**DIRECTION:** Take the material below and retype it in full; pictures are left out.

**DATA LINES:**
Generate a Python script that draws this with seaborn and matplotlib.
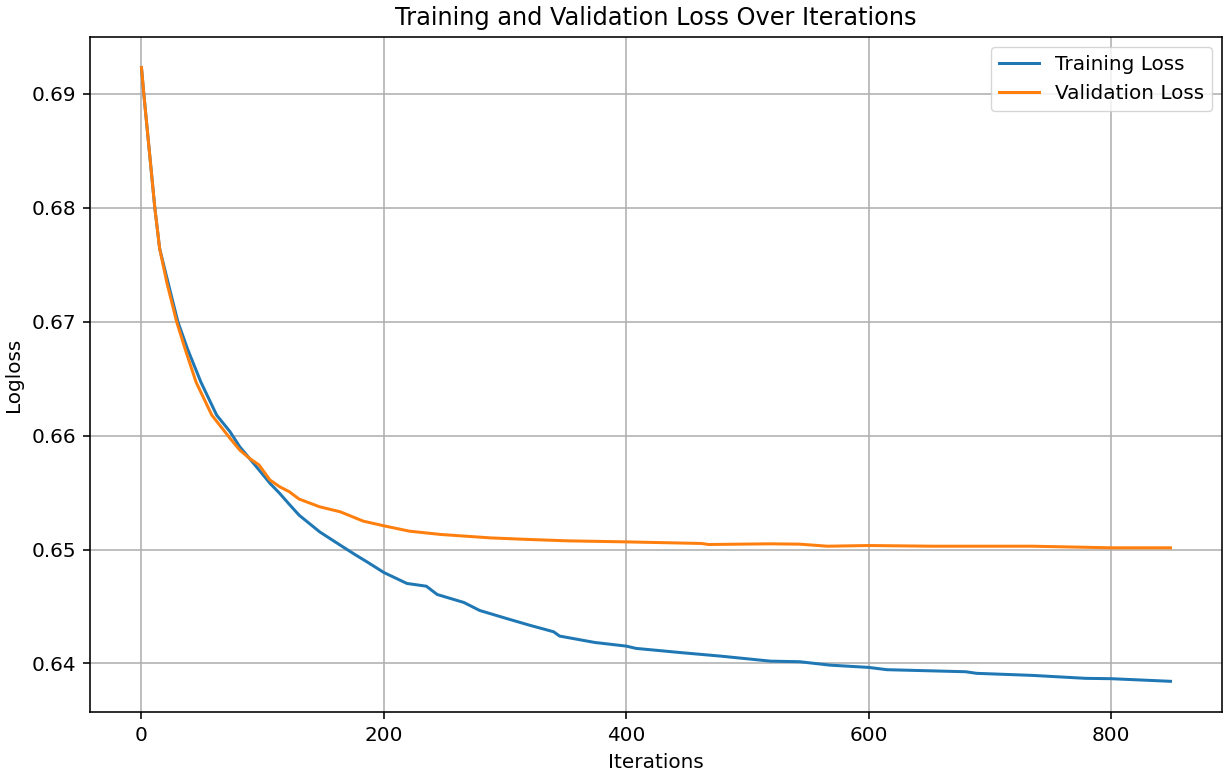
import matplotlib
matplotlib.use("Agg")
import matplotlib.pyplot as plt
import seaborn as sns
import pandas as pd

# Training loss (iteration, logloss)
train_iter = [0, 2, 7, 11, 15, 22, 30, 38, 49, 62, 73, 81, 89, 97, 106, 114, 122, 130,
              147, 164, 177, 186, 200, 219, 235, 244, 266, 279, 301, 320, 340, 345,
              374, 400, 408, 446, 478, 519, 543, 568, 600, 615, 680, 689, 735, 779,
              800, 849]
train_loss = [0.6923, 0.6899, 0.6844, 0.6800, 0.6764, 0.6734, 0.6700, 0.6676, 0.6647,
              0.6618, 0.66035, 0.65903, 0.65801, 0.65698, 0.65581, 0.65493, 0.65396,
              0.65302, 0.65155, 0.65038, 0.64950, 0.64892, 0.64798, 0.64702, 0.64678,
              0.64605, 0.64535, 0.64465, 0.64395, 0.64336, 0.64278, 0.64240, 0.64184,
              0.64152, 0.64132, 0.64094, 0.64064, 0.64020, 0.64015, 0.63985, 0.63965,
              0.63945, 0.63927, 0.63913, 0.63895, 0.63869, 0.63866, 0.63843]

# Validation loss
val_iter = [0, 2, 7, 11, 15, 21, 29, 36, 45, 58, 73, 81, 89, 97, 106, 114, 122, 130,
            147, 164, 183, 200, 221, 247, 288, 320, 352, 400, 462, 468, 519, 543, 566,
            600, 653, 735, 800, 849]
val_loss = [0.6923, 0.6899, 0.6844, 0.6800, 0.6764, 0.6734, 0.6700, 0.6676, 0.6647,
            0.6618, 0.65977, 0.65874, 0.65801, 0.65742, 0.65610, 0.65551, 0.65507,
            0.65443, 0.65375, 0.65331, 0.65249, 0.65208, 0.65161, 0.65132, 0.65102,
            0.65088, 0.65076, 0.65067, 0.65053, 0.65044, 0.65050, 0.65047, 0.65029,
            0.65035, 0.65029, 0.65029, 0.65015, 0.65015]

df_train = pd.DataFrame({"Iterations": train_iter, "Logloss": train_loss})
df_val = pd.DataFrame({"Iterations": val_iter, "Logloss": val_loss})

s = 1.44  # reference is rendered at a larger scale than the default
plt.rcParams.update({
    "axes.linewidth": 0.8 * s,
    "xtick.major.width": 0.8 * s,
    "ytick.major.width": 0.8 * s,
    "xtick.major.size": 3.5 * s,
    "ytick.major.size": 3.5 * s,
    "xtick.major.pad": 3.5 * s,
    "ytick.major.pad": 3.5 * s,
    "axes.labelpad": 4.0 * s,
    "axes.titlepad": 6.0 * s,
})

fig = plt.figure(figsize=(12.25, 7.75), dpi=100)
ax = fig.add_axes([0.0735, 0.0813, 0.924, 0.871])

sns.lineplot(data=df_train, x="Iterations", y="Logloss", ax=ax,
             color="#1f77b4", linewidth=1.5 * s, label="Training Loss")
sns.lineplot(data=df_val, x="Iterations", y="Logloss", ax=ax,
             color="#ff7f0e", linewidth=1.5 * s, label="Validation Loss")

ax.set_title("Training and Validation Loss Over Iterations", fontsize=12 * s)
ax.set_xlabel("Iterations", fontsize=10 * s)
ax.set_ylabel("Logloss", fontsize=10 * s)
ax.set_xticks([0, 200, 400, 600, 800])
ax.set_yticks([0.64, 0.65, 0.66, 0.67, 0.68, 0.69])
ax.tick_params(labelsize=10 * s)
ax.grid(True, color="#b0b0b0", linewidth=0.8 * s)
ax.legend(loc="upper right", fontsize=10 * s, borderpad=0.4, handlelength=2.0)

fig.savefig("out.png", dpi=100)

**SOLUTION FOR THIS PROBLEM:**
Generate a Python script that draws this with seaborn and matplotlib.
import matplotlib
matplotlib.use("Agg")
import matplotlib.pyplot as plt
import seaborn as sns
import pandas as pd

# Training loss (iteration, logloss)
train_iter = [0, 2, 7, 11, 15, 22, 30, 38, 49, 62, 73, 81, 89, 97, 106, 114, 122, 130,
              147, 164, 177, 186, 200, 219, 235, 244, 266, 279, 301, 320, 340, 345,
              374, 400, 408, 446, 478, 519, 543, 568, 600, 615, 680, 689, 735, 779,
              800, 849]
train_loss = [0.6923, 0.6899, 0.6844, 0.6800, 0.6764, 0.6734, 0.6700, 0.6676, 0.6647,
              0.6618, 0.66035, 0.65903, 0.65801, 0.65698, 0.65581, 0.65493, 0.65396,
              0.65302, 0.65155, 0.65038, 0.64950, 0.64892, 0.64798, 0.64702, 0.64678,
              0.64605, 0.64535, 0.64465, 0.64395, 0.64336, 0.64278, 0.64240, 0.64184,
              0.64152, 0.64132, 0.64094, 0.64064, 0.64020, 0.64015, 0.63985, 0.63965,
              0.63945, 0.63927, 0.63913, 0.63895, 0.63869, 0.63866, 0.63843]

# Validation loss
val_iter = [0, 2, 7, 11, 15, 21, 29, 36, 45, 58, 73, 81, 89, 97, 106, 114, 122, 130,
            147, 164, 183, 200, 221, 247, 288, 320, 352, 400, 462, 468, 519, 543, 566,
            600, 653, 735, 800, 849]
val_loss = [0.6923, 0.6899, 0.6844, 0.6800, 0.6764, 0.6734, 0.6700, 0.6676, 0.6647,
            0.6618, 0.65977, 0.65874, 0.65801, 0.65742, 0.65610, 0.65551, 0.65507,
            0.65443, 0.65375, 0.65331, 0.65249, 0.65208, 0.65161, 0.65132, 0.65102,
            0.65088, 0.65076, 0.65067, 0.65053, 0.65044, 0.65050, 0.65047, 0.65029,
            0.65035, 0.65029, 0.65029, 0.65015, 0.65015]

df_train = pd.DataFrame({"Iterations": train_iter, "Logloss": train_loss})
df_val = pd.DataFrame({"Iterations": val_iter, "Logloss": val_loss})

s = 1.44  # reference is rendered at a larger scale than the default
plt.rcParams.update({
    "axes.linewidth": 0.8 * s,
    "xtick.major.width": 0.8 * s,
    "ytick.major.width": 0.8 * s,
    "xtick.major.size": 3.5 * s,
    "ytick.major.size": 3.5 * s,
    "xtick.major.pad": 3.5 * s,
    "ytick.major.pad": 3.5 * s,
    "axes.labelpad": 4.0 * s,
    "axes.titlepad": 6.0 * s,
})

fig = plt.figure(figsize=(12.25, 7.75), dpi=100)
ax = fig.add_axes([0.0735, 0.0813, 0.924, 0.871])

sns.lineplot(data=df_train, x="Iterations", y="Logloss", ax=ax,
             color="#1f77b4", linewidth=1.5 * s, label="Training Loss")
sns.lineplot(data=df_val, x="Iterations", y="Logloss", ax=ax,
             color="#ff7f0e", linewidth=1.5 * s, label="Validation Loss")

ax.set_title("Training and Validation Loss Over Iterations", fontsize=12 * s)
ax.set_xlabel("Iterations", fontsize=10 * s)
ax.set_ylabel("Logloss", fontsize=10 * s)
ax.set_xticks([0, 200, 400, 600, 800])
ax.set_yticks([0.64, 0.65, 0.66, 0.67, 0.68, 0.69])
ax.tick_params(labelsize=10 * s)
ax.grid(True, color="#b0b0b0", linewidth=0.8 * s)
ax.legend(loc="upper right", fontsize=10 * s, borderpad=0.4, handlelength=2.0)

fig.savefig("out.png", dpi=100)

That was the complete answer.